Tetiana Vasylivna Yakovenko (; born, May 16, 1954) is a Ukrainian poet, literary critic, and teacher. Since 1988, she has been a member of the National Writers' Union of Ukraine. Her awards include Honored Worker of Ukraine Culture (2004), and Excellent Education of Ukraine (1992).

Biography
Tetiana Yakovenko was born in the village of Sobolivka, Teplyk Raion, Vinnytsia Oblast, Ukraine, May 16, 1954. After graduating from Sobol Secondary School, she worked at a local sugar factory, taught at schools in the Teplyk Raion, and worked for the Komsomol. She graduated from Vinnytsia State Pedagogical University (VSPU) (1977), and did postgraduate studies at the Institute of Literature, Taras Shevchenko National University of Kyiv as a Candidate of Sciences, Philology (1987).

From 1983 to 2012, Yakovenko was an Associate Professor of Ukrainian literature at the Institute of Philology and Journalism, VSPU. Her research interests include history of Ukrainian literature, translation studies, and comparative studies.

Yakovenko was elected a deputy of the Vinnytsia Oblast Council, 5th convocation, and chair of the standing commission on education, culture and spiritual revival.
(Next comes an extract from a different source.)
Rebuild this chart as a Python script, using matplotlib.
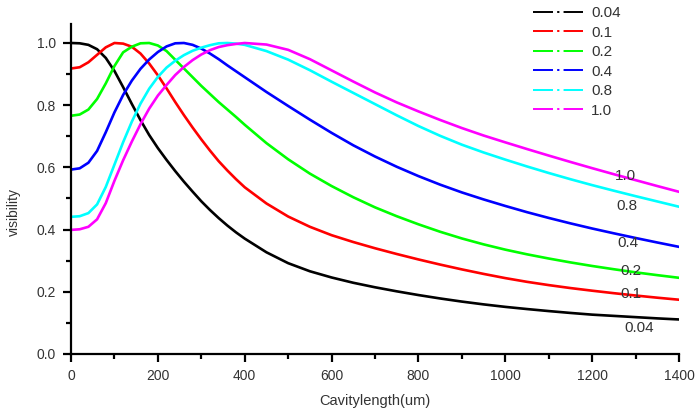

She is also member of the Presidium of the Vinnytsia Oblast Council. For more than ten years, she managed the regional children's literary and art studio "Network". From 1999 to 2012, she served as head of the literary and artistic studio, "Sails", at VSPU . Since 2012, she has been the head of the literary and artistic studio "Slovotsvit" Vinnytsia Humanitarian and Pedagogical College. She was a member of the National Writers' Union of Ukraine Admissions Committee for more than ten years. She is the chair of the Vinnytsia Regional Local History Literary and Artistic Public Organization "Velyka Rodnya".
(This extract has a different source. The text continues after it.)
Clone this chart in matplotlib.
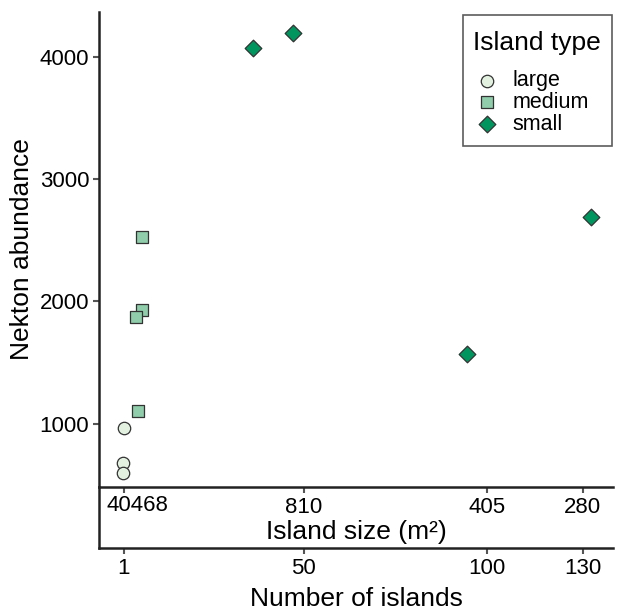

The first poem of the nine-year-old Yakovenko was published in 1963 in the Soviet newspaper for children and youth Зірка (Star). Thereafter, she has authored about twenty books of poetry, hundreds of publications in periodicals, several dozen prefaces to the first books of young authors of Vinnytsia Oblast, and served as a compiler of a number of regional literary almanacs, including several issues of Подільського перевесла (Podolsky oar).
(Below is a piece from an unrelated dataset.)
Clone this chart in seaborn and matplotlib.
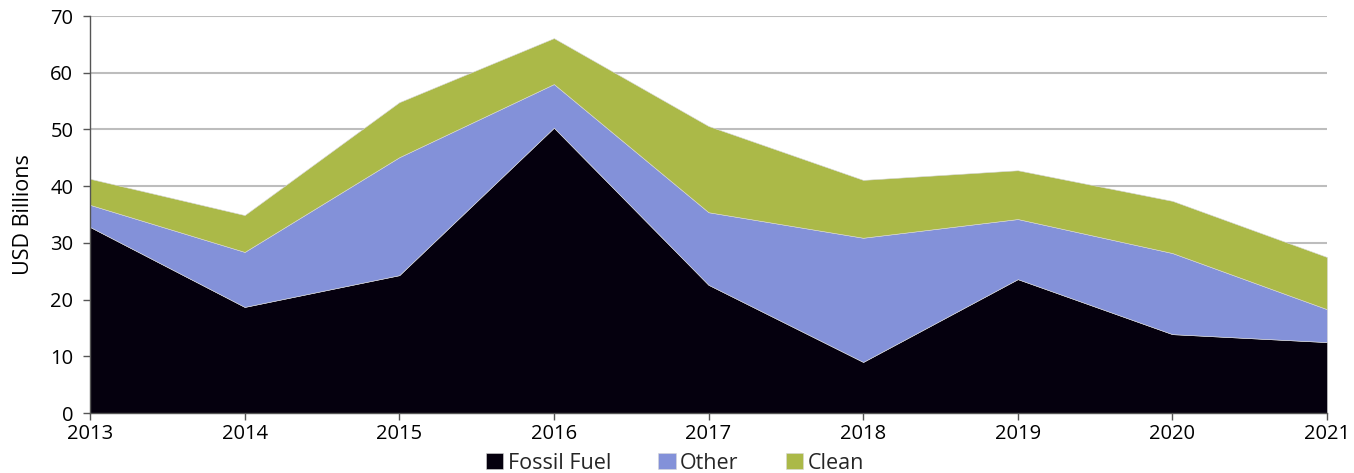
import pandas as pd
import matplotlib.pyplot as plt
import seaborn as sns

# datos (USD miles de millones)
anios = [2013, 2014, 2015, 2016, 2017, 2018, 2019, 2020, 2021]
fosil = [32.8, 18.7, 24.3, 50.3, 22.6, 9.0, 23.6, 13.9, 12.5]
otro = [3.9, 9.7, 20.8, 7.7, 12.8, 21.9, 10.6, 14.3, 5.8]
limpio = [4.6, 6.5, 9.7, 8.1, 15.2, 10.2, 8.6, 9.2, 9.2]
series = ["Fossil Fuel", "Other", "Clean"]
colores = ["#05000e", "#8391d9", "#abb948"]

df = pd.DataFrame({"Year": anios, "Fossil Fuel": fosil, "Other": otro, "Clean": limpio})

sns.set_theme(style="white")
plt.rcParams["font.family"] = ["Open Sans", "DejaVu Sans"]

fig = plt.figure(figsize=(13.54, 4.73), dpi=100)
ax = fig.add_axes([90 / 1354, 1 - 413 / 473, (1327 - 90) / 1354, (413 - 16) / 473])

ax.stackplot(df["Year"], [df[s] for s in series], colors=colores, labels=series,
             edgecolor="#d8d8d8", linewidth=0.4, zorder=2)

ax.set_xlim(2013, 2021)
ax.set_ylim(0, 70)
ax.set_xticks(anios)
ax.set_yticks(range(0, 71, 10))
ax.yaxis.grid(True, color="#bdbdbd", linewidth=1.5, zorder=0)
ax.set_axisbelow(True)
sns.despine(ax=ax, top=True, right=True)
for lado in ["left", "bottom"]:
    ax.spines[lado].set_color("#555555")
    ax.spines[lado].set_linewidth(1)
ax.tick_params(axis="x", labelsize=14.5, colors="#000000", length=5, width=1,
               direction="out", bottom=True, pad=3)
ax.tick_params(axis="y", labelsize=14.5, colors="#000000", length=5, width=1,
               direction="out", left=True, pad=7)
ax.tick_params(axis="both", color="#555555")
ax.set_ylabel("USD Billions", fontsize=15.5, color="#000000", labelpad=12)

handles, labels = ax.get_legend_handles_labels()
fig.legend(handles, labels, loc="center", bbox_to_anchor=(675 / 1354, 1 - 463 / 473),
           ncol=3, frameon=False, fontsize=15.5, handlelength=0.8, handleheight=0.8,
           handletextpad=0.2, columnspacing=2.2, borderpad=0)

fig.savefig("out.png", dpi=100)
Yakovenko is the author of dozens of scientific papers and manuals in the field of Ukrainian and world literature, and literary local lore. In particular, she studied the works of Yuri Klen, Leonid Mosendz, Mykhailo Stelmakh, Nikolay Nekrasov, Matsuo Bashō, Rudyard Kipling, and others, as well as the philological aspects of Scripture. Her chants of biblical books were published in journal periodicals, including The Book of the Prophet Zephaniah (2008), The Book of Ruth (2008), The book of the prophet Jonah (2008), and others. Dozens of songs based on Yakovenko's poems have been written by Vinnytsia composers Oleksandr Pilchen, Leonid Hrushevsky, Olga Yanushkevych, Andriy Shinkovych, Natalia Todosienko, Yakov Polyakhivsky and Maksym Kolesnikov (Kazakhstan).

Awards and honours

Honorary titles
 Knight of the Order of Princess Olga III degree (2013)
 Honored Worker of Ukraine Culture (2004)
 Honorary Award of the National Writers' Union of Ukraine (2004)
 Breastplate of the Ministry of Education and Science of Ukraine "Excellence in Education" (1992)
 "Person of the Year" in Vinnytsia Oblast in the category "Artist" (2010)

Literary awards
 Mykola Trublaini Literary Prize (1978)
 Crystal Cherry Literary and Artistic Prize (2001)
 All-Ukrainian Literary Prize named after Mykhailo Kotsyubynsky (2002)
 Literary Prize of the NSPU "Annunciation" (2003)
 Yevhen Gutsal All-Ukrainian Literary and Artistic Prize (2004)
 Mark Vovchko Literary and Artistic Prize (2007)
 Ivan Ogienko All-Ukrainian Prize (2008)
 Mykhailo Stelmakh Literary Prize of the Vinnytsia Region Magazine (2008)
 Ivan Koshelivets International Literary Prize (2008)
 Pavel Tychyna Literary Prize (2010)
 Anatoliy Bortnyak Literary Prize (2012)

Selected works

Collections of poetry
 Conscience, 1986
 Daily Motherland, 1990
 Self-portrait with lilies of the valley, 1992
 Premonition of grass, 1993
 Colorful night, 1998
 Heavenly Garden, 2012
 For earthly happiness, 2017 (translated into Belarusian by Belarusian authors in Ukrainian)

Collections of lyrics
 Love for your face, 1987
 The temptation of confession, 2001
 And the gold of laughter, and the silver of tears, 2006
 Live fire, 2009

Collections of hymns from the Holy Scriptures
 Psalms to David, 2002
 The book of psalms in the songs of Tatiana Yakovenko, 2003
 Song over songs in the artistic chant of Tatiana Yakovenko, 2004
 Ecclesiastes ' book in the artistic chant of Tatiana Yakovenko, 2005
 The book of the prophet Daniel in the artistic chant of Tatiana Yakovenko 2008
 Hosanna to the Lord, Hosanna!  : chants in the Ukrainian language of the Holy Scripture, 2013 (Series "Library of Literature of Vinnytsia")

Poetic tales for children
 The Tale of Julia the Bee, 2005. (Motherland shines in the heart of the daughter and son)
 The Tale of the Bear Brishka, 2005. (Motherland shines in the heart of the daughter and son)
 Sports in honor of animals, 2005. (Motherland shines in the heart of daughter and son)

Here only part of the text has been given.